THE EXERCISE> Only one stretch of the data below should be repeated: the lines from the line containing "Give me the" through the line containing "ax = fig.add_axes([0.076, 0.194, 0.885, 0.581])", inclusive, exactly as they are.

────

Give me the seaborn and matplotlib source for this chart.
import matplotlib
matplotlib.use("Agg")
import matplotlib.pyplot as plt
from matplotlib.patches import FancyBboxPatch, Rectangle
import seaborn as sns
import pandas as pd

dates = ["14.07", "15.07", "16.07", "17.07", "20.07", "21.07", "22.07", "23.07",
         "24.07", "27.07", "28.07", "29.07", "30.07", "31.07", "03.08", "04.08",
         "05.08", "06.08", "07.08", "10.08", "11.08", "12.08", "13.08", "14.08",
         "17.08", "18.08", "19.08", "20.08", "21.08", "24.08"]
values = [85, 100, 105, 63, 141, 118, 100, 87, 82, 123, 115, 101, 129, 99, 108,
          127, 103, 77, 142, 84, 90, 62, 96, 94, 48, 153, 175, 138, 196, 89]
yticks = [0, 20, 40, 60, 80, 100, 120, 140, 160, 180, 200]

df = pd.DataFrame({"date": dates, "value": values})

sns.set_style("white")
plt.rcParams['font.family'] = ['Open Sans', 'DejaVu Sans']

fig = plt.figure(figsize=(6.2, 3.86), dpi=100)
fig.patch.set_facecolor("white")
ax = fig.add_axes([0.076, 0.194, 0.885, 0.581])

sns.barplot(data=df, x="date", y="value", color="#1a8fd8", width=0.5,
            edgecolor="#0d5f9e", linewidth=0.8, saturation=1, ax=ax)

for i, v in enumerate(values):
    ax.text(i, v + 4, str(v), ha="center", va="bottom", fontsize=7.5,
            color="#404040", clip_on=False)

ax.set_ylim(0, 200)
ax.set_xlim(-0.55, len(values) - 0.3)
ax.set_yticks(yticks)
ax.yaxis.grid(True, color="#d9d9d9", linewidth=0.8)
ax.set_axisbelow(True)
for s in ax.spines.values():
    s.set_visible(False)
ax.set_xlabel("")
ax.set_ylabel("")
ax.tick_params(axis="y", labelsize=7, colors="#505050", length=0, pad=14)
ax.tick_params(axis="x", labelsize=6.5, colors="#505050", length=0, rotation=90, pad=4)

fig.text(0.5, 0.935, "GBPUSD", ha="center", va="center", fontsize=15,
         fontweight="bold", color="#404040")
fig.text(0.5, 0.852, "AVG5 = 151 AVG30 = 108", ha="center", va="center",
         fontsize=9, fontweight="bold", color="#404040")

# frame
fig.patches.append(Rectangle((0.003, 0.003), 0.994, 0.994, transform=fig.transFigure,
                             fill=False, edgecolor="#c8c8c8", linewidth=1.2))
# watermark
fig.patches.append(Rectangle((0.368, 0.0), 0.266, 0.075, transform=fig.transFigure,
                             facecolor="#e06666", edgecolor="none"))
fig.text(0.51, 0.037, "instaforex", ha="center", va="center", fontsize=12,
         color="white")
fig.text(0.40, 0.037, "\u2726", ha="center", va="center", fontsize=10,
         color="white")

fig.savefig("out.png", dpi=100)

────

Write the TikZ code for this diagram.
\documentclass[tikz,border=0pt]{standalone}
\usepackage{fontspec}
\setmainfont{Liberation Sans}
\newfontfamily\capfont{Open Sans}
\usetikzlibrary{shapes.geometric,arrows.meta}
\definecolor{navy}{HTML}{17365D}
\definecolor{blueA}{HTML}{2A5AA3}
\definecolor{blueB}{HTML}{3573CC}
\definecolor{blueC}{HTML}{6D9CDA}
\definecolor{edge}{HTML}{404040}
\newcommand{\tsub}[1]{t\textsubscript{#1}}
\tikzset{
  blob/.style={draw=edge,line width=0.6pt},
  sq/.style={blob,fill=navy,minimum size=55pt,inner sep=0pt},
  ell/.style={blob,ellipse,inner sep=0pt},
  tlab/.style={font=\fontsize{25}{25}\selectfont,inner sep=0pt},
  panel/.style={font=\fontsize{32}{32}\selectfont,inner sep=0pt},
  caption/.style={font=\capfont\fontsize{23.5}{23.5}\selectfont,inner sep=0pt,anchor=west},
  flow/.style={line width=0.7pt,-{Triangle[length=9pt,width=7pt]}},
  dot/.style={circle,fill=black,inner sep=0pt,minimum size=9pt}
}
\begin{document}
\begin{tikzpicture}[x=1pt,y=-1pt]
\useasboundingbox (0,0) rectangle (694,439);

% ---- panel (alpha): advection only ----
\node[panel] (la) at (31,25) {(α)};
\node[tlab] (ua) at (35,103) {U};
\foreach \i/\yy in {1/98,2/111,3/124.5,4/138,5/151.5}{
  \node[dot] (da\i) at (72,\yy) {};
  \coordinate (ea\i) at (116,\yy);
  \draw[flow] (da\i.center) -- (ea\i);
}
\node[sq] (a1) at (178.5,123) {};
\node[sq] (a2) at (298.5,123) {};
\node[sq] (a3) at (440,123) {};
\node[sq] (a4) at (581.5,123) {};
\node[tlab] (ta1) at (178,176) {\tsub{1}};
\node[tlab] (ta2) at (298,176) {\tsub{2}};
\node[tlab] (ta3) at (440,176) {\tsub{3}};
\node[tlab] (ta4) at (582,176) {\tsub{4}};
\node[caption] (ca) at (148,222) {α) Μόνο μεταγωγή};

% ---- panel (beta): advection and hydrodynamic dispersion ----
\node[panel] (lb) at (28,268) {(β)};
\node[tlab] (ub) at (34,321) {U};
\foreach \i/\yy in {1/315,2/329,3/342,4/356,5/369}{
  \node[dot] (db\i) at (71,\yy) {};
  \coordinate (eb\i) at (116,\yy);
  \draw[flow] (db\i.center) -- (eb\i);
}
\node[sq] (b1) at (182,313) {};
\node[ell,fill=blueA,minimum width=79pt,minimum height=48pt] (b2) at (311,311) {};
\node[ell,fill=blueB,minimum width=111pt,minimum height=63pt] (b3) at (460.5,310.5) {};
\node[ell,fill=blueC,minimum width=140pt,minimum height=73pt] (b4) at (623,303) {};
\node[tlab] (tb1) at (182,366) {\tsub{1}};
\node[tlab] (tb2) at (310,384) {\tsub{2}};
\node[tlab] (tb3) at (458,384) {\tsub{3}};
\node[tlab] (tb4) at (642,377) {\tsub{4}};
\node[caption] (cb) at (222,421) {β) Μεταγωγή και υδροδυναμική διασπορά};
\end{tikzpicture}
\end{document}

────

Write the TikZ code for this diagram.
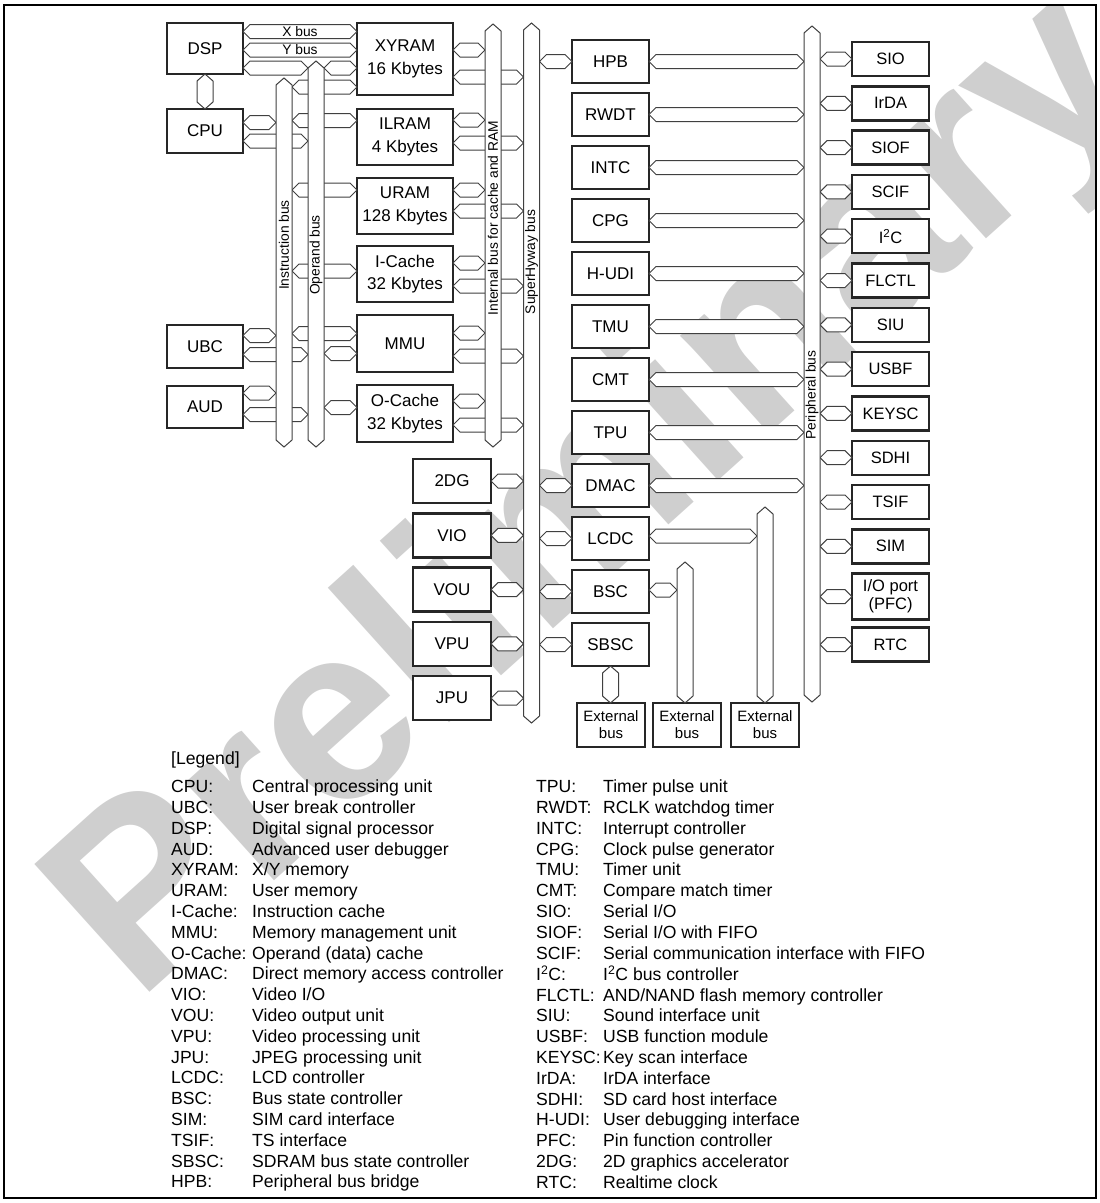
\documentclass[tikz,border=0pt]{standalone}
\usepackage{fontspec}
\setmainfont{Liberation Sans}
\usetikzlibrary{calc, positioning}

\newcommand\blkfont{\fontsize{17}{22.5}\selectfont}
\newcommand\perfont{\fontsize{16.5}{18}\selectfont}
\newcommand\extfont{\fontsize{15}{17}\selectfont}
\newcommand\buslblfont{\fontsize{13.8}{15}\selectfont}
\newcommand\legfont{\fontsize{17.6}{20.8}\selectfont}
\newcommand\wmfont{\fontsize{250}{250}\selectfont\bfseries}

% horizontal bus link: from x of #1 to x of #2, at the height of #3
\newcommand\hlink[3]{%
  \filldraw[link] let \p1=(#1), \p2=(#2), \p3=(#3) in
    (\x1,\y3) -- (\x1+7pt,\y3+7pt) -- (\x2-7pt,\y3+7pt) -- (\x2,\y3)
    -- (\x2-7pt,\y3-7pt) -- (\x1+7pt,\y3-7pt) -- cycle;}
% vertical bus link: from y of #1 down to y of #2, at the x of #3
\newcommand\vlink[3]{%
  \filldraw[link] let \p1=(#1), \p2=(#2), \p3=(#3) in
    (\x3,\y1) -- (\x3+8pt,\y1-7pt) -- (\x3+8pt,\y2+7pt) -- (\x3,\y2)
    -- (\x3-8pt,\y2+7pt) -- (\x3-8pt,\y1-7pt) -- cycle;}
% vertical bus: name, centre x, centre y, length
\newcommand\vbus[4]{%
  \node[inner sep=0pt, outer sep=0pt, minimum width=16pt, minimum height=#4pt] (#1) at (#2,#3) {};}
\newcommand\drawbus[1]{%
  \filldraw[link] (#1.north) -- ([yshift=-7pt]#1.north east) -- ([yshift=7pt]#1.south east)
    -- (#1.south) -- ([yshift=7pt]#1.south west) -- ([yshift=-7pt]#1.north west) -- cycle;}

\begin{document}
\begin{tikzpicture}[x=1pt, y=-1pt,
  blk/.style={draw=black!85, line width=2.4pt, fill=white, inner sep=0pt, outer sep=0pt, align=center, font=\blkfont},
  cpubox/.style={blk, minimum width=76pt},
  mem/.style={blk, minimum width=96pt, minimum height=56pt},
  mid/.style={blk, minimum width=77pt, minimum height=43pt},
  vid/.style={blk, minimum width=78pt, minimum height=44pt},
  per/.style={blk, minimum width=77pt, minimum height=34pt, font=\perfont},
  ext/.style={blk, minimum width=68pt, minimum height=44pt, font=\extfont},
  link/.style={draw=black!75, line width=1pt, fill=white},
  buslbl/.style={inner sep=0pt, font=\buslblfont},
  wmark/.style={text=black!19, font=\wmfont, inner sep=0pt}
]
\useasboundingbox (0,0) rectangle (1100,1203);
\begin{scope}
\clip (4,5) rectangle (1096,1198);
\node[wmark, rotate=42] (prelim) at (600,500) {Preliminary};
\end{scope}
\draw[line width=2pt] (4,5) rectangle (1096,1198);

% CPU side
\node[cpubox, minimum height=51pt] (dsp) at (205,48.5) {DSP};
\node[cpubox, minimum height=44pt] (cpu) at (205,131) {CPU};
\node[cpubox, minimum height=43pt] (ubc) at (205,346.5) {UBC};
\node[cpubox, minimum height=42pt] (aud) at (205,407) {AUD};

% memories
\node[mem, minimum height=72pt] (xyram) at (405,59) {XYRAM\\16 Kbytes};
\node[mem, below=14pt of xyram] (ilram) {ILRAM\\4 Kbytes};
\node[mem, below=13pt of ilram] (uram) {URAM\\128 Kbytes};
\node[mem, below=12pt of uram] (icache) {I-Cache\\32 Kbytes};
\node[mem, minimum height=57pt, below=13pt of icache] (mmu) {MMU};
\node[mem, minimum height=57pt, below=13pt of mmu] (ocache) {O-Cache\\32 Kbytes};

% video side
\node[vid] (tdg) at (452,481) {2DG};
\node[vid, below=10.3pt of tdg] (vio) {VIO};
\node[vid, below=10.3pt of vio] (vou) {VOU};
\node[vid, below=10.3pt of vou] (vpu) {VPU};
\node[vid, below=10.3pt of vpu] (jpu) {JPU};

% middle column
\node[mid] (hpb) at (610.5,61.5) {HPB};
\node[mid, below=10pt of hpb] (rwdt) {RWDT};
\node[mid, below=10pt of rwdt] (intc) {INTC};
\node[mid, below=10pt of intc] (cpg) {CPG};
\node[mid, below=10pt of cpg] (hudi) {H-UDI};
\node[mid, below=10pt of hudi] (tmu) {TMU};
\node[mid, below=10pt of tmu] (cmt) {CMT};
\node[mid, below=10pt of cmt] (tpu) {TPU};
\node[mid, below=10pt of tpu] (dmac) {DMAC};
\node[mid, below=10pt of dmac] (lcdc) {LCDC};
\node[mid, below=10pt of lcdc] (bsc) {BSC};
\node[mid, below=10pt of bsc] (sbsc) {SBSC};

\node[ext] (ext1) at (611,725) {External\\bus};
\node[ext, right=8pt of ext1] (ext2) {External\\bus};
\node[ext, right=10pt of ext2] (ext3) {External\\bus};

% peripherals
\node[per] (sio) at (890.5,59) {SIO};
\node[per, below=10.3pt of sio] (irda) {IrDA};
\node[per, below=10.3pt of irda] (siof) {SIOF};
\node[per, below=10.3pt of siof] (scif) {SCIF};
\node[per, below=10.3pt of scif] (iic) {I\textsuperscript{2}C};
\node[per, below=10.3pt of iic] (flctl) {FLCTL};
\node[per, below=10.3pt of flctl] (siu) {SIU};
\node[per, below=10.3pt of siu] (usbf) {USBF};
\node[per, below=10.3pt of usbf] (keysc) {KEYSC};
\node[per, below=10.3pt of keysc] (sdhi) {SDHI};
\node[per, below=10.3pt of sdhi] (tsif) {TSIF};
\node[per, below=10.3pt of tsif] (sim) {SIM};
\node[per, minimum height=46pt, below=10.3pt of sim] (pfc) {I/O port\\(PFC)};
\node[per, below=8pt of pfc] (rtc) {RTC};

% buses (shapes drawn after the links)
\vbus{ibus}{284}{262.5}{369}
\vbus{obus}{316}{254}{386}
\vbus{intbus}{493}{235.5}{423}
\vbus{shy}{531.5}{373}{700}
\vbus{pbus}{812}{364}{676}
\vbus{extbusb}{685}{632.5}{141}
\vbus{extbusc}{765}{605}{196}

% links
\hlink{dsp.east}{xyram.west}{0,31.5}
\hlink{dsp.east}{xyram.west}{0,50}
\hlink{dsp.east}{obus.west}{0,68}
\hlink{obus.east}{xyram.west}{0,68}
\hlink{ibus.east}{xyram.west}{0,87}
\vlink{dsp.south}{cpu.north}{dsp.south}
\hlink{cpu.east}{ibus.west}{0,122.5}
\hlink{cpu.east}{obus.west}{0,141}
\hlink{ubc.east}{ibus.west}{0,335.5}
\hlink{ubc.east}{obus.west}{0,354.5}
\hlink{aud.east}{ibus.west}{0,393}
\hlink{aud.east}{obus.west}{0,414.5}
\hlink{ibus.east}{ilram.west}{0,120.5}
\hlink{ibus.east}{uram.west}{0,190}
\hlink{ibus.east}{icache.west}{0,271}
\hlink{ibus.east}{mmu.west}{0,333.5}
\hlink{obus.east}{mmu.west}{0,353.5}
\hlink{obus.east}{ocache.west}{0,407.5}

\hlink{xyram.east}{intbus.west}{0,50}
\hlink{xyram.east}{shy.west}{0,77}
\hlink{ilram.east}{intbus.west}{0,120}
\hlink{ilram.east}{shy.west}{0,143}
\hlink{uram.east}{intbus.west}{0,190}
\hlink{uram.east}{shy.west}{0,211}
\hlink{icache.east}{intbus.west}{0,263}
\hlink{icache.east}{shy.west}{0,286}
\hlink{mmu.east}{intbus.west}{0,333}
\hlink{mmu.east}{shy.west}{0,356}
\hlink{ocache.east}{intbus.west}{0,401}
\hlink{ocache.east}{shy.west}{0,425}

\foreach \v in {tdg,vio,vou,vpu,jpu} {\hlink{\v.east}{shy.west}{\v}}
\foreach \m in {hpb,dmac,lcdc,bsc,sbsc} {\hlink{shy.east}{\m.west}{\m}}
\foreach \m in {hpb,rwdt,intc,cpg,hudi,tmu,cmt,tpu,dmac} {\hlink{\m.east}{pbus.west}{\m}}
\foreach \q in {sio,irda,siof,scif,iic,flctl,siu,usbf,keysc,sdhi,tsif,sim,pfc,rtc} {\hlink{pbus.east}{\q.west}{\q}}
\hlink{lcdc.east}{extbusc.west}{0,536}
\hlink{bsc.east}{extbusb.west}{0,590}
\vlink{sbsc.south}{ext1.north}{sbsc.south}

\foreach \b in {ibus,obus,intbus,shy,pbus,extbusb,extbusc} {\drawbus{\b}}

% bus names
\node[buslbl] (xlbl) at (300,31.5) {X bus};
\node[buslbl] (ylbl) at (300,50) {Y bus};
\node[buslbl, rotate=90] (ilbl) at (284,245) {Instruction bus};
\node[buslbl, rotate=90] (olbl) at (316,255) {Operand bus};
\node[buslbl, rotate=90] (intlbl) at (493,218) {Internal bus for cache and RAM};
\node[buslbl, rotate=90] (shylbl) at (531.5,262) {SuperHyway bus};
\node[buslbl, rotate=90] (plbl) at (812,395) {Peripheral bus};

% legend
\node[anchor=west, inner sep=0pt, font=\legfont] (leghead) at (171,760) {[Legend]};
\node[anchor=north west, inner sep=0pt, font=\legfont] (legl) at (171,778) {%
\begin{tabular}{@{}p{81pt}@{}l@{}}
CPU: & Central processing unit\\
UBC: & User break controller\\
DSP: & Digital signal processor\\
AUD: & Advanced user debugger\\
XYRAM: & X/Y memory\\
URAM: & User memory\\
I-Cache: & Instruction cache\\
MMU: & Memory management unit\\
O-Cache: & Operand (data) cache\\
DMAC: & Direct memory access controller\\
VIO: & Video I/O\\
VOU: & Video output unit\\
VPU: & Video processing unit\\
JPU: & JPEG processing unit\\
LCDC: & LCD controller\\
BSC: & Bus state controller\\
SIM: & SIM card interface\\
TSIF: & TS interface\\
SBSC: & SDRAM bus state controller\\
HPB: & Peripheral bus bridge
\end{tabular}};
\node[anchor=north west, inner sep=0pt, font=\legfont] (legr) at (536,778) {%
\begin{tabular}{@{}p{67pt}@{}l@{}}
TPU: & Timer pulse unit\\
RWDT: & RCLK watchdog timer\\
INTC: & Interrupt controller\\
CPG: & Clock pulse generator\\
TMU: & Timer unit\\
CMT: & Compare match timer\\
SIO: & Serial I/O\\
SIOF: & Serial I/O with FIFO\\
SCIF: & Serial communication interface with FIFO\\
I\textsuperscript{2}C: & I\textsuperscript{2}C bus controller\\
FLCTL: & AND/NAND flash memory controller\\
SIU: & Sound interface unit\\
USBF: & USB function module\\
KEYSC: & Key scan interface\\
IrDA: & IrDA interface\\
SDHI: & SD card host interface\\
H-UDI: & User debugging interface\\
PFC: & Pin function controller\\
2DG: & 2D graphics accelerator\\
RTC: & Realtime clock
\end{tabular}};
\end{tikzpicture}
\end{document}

────

RESPONSE FOR THIS EXERCISE>
Give me the seaborn and matplotlib source for this chart.
import matplotlib
matplotlib.use("Agg")
import matplotlib.pyplot as plt
from matplotlib.patches import FancyBboxPatch, Rectangle
import seaborn as sns
import pandas as pd

dates = ["14.07", "15.07", "16.07", "17.07", "20.07", "21.07", "22.07", "23.07",
         "24.07", "27.07", "28.07", "29.07", "30.07", "31.07", "03.08", "04.08",
         "05.08", "06.08", "07.08", "10.08", "11.08", "12.08", "13.08", "14.08",
         "17.08", "18.08", "19.08", "20.08", "21.08", "24.08"]
values = [85, 100, 105, 63, 141, 118, 100, 87, 82, 123, 115, 101, 129, 99, 108,
          127, 103, 77, 142, 84, 90, 62, 96, 94, 48, 153, 175, 138, 196, 89]
yticks = [0, 20, 40, 60, 80, 100, 120, 140, 160, 180, 200]

df = pd.DataFrame({"date": dates, "value": values})

sns.set_style("white")
plt.rcParams['font.family'] = ['Open Sans', 'DejaVu Sans']

fig = plt.figure(figsize=(6.2, 3.86), dpi=100)
fig.patch.set_facecolor("white")
ax = fig.add_axes([0.076, 0.194, 0.885, 0.581])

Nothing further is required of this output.